How many times have we heard someone say the words “Oh, I’m too old to learn all that now,” or “It’s beyond me at my age.” And not just from elderly people either – many adults who have left school years ago possess the belief that because they are of a certain age, this physically limits their ability to learn within subjects that lie outside of what they have done in their life up to that point.
Part of this preconception stems from the widely known fact that babies and children are processing new information and learning techniques at a comparably phenomenal rate, and therefore learning much more, much faster. As we get older, we take on more and more experiences, until we leave school, get a job, and for many, effectively end our relationship with formal learning.
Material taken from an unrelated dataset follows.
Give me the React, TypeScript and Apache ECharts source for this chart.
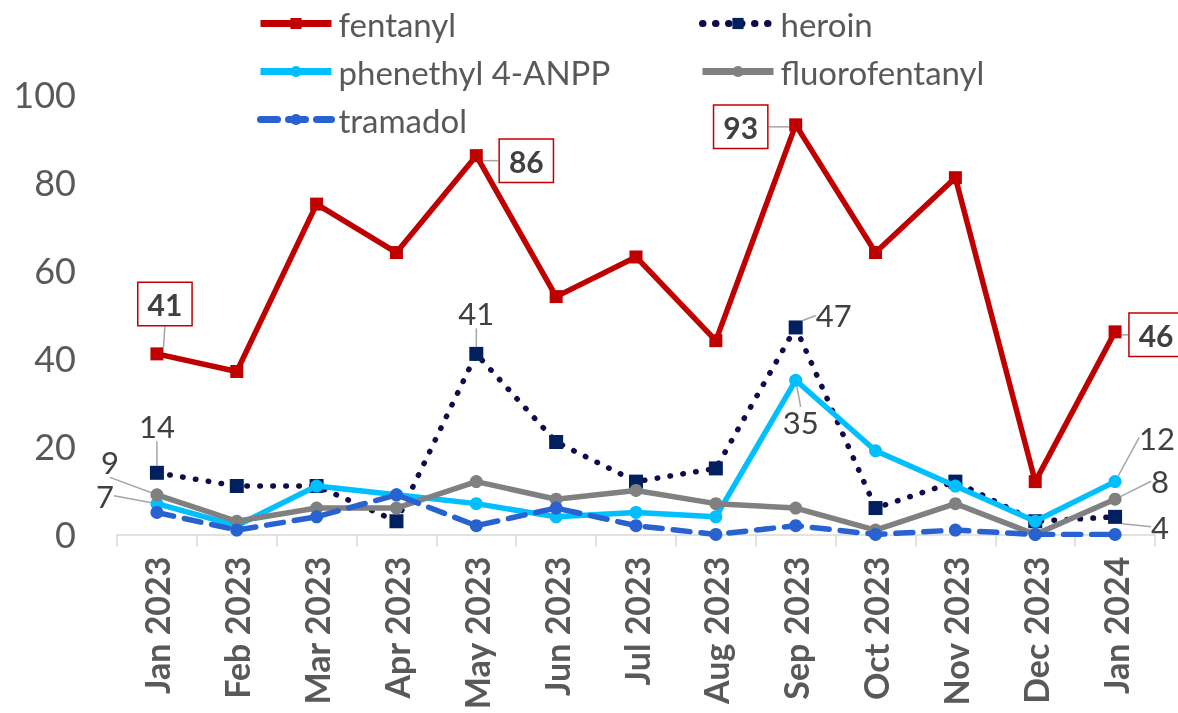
import React, { useEffect, useRef } from "react";
import * as echarts from "echarts";

const categories = [
  "Jan 2023", "Feb 2023", "Mar 2023", "Apr 2023", "May 2023", "Jun 2023", "Jul 2023",
  "Aug 2023", "Sep 2023", "Oct 2023", "Nov 2023", "Dec 2023", "Jan 2024",
];
const fentanyl = [41, 37, 75, 64, 86, 54, 63, 44, 93, 64, 81, 12, 46];
const heroin = [14, 11, 11, 3, 41, 21, 12, 15, 47, 6, 12, 3, 4];
const phenethyl = [7, 2, 11, 9, 7, 4, 5, 4, 35, 19, 11, 3, 12];
const fluorofentanyl = [9, 3, 6, 6, 12, 8, 10, 7, 6, 1, 7, 0, 8];
const tramadol = [5, 1, 4, 9, 2, 6, 2, 0, 2, 0, 1, 0, 0];
const yTicks = { min: 0, max: 100, interval: 20 };

// label offsets (dx, dy) from the point, per series/index
const labelOffsets: Record<string, Record<number, [number, number]>> = {
  fentanyl: { 0: [8, -50], 4: [50, 5], 8: [-55, 2], 12: [41, 3] },
  heroin: { 0: [0, -47], 4: [0, -41], 8: [38, -12], 12: [45, 10] },
  "phenethyl 4-ANPP": { 0: [-52, -8], 8: [5, 42], 12: [42, -44] },
  fluorofentanyl: { 0: [-47, -33], 12: [45, -18] },
  tramadol: {},
};

const FONT = "Lato, 'Open Sans', sans-serif";
const seriesNames = ["fentanyl", "heroin", "phenethyl 4-ANPP", "fluorofentanyl", "tramadol"];

export default function App() {
  const ref = useRef<HTMLDivElement>(null);
  useEffect(() => {
    if (!ref.current) return;
    const chart = echarts.init(ref.current, undefined, { renderer: "svg" });

    const plainLabel = {
      show: true,
      position: "inside",
      fontSize: 31,
      color: "#404040",
      fontFamily: FONT,
    };
    const boxLabel = {
      show: true,
      position: "inside",
      fontSize: 30,
      fontWeight: "bold",
      color: "#404040",
      fontFamily: FONT,
      backgroundColor: "#ffffff",
      borderColor: "#c00000",
      borderWidth: 1.5,
      padding: [7, 9, 5, 9],
    };

    const mk = (name: string, values: number[], boxed: boolean) =>
      values.map((v, i) => {
        const off = labelOffsets[name][i];
        if (!off) return { value: v, label: { show: false } };
        return { value: v, label: boxed ? boxLabel : plainLabel };
      });

    const labelLayout = (params: any) => {
      const name = seriesNames[params.seriesIndex];
      const off = labelOffsets[name][params.dataIndex];
      if (!off) return {};
      return { dx: off[0], dy: off[1] };
    };

    const labelLine = { show: true, lineStyle: { color: "#a6a6a6", width: 1.5 } };
    const legendBase = {
      orient: "vertical",
      top: 2,
      padding: 5,
      itemWidth: 71,
      itemHeight: 14,
      itemGap: 15,
      lineStyle: { width: 7 },
      textStyle: { fontSize: 33, color: "#595959", fontFamily: FONT, padding: [0, 0, 0, 2] },
    };

    const option: any = {
      animation: false,
      textStyle: { fontFamily: FONT },
      grid: { left: 117, right: 23, top: 94, bottom: 174, containLabel: false },
      legend: [
        { ...legendBase, data: ["fentanyl", "phenethyl 4-ANPP", "tramadol"], left: 252 },
        { ...legendBase, data: ["heroin", "fluorofentanyl"], left: 694 },
      ],
      xAxis: {
        type: "category",
        data: categories,
        boundaryGap: true,
        axisLine: { lineStyle: { color: "#d9d9d9", width: 1.5 } },
        axisTick: { show: true, length: 12, lineStyle: { color: "#d9d9d9", width: 1.5 } },
        axisLabel: {
          rotate: 90,
          fontSize: 34,
          fontWeight: "bold",
          color: "#595959",
          fontFamily: FONT,
          margin: 22,
          interval: 0,
        },
      },
      yAxis: {
        type: "value",
        min: yTicks.min,
        max: yTicks.max,
        interval: yTicks.interval,
        axisLine: { show: false },
        axisTick: { show: false },
        splitLine: { show: false },
        axisLabel: { fontSize: 36, color: "#595959", fontFamily: FONT, margin: 41 },
      },
      series: [
        {
          name: "fentanyl",
          type: "line",
          data: mk("fentanyl", fentanyl, true),
          symbol: "rect",
          symbolSize: 13,
          itemStyle: { color: "#c00000" },
          lineStyle: { color: "#c00000", width: 5.5 },
          labelLayout,
          labelLine,
          z: 2,
        },
        {
          name: "heroin",
          type: "line",
          data: mk("heroin", heroin, false),
          symbol: "rect",
          symbolSize: 14,
          itemStyle: { color: "#002060" },
          lineStyle: { color: "#120a4a", width: 5.5, type: [0.5, 12.5], cap: "round" },
          labelLayout,
          labelLine,
          z: 3,
        },
        {
          name: "phenethyl 4-ANPP",
          type: "line",
          data: mk("phenethyl 4-ANPP", phenethyl, false),
          symbol: "circle",
          symbolSize: 13,
          itemStyle: { color: "#00bfff" },
          lineStyle: { color: "#00bfff", width: 5.5 },
          labelLayout,
          labelLine,
          z: 4,
        },
        {
          name: "fluorofentanyl",
          type: "line",
          data: mk("fluorofentanyl", fluorofentanyl, false),
          symbol: "circle",
          symbolSize: 13,
          itemStyle: { color: "#808080" },
          lineStyle: { color: "#808080", width: 5.5 },
          labelLayout,
          labelLine,
          z: 5,
        },
        {
          name: "tramadol",
          type: "line",
          data: mk("tramadol", tramadol, false),
          symbol: "circle",
          symbolSize: 13,
          itemStyle: { color: "#2862d0" },
          lineStyle: { color: "#2862d0", width: 5.5, type: [17, 11], cap: "round" },
          z: 6,
        },
      ],
    };
    chart.setOption(option);
    return () => chart.dispose();
  }, []);

  return <div ref={ref} style={{ position: "fixed", left: 0, top: 0, width: 1178, height: 713 }} />;
}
But this does stem the desire to acquire new experiences. When some people tire of routines or careers, someone may suggest some kind of adult education or home study course to further their goals – only for that person to tell them “I’m too old to learn something new now”.
It is my belief that this notion of grown adults being physically less capable of learning is erroneous – what limits us in our desire to learn is the sum total of our experiences so far, and our tolerance for the learning process as a whole. The idea of being put back in the spotlight and possible ridicule is unpleasant to consider for some, as well as being in the disadvantageous position of ‘coming in cold’ knowledge-wise.
But one has to remember, such courses are a very different experience to being at school. The consequences and risks to one’s pride are no longer present, and as they are designed to be completed around one’s personal and work life, the same constraints and inconveniences are not present. Many surprise themselves at how well they pick up the information once they take the plunge.
The worst thing someone can do is to stop learning, whether that be in a formal or personal capacity. It is then, when people stop thinking that they even possess the ability to learn, that they lose something vital, and run the risk of stagnation.
The main thing to remember is to maintain an interest in life itself. If this is kept steady and bright, then the learning process and everything it entails will never stop. This applies to all walks and areas of life, and from the cradle to one’s twilight years. It just takes a more selective eye as we get older.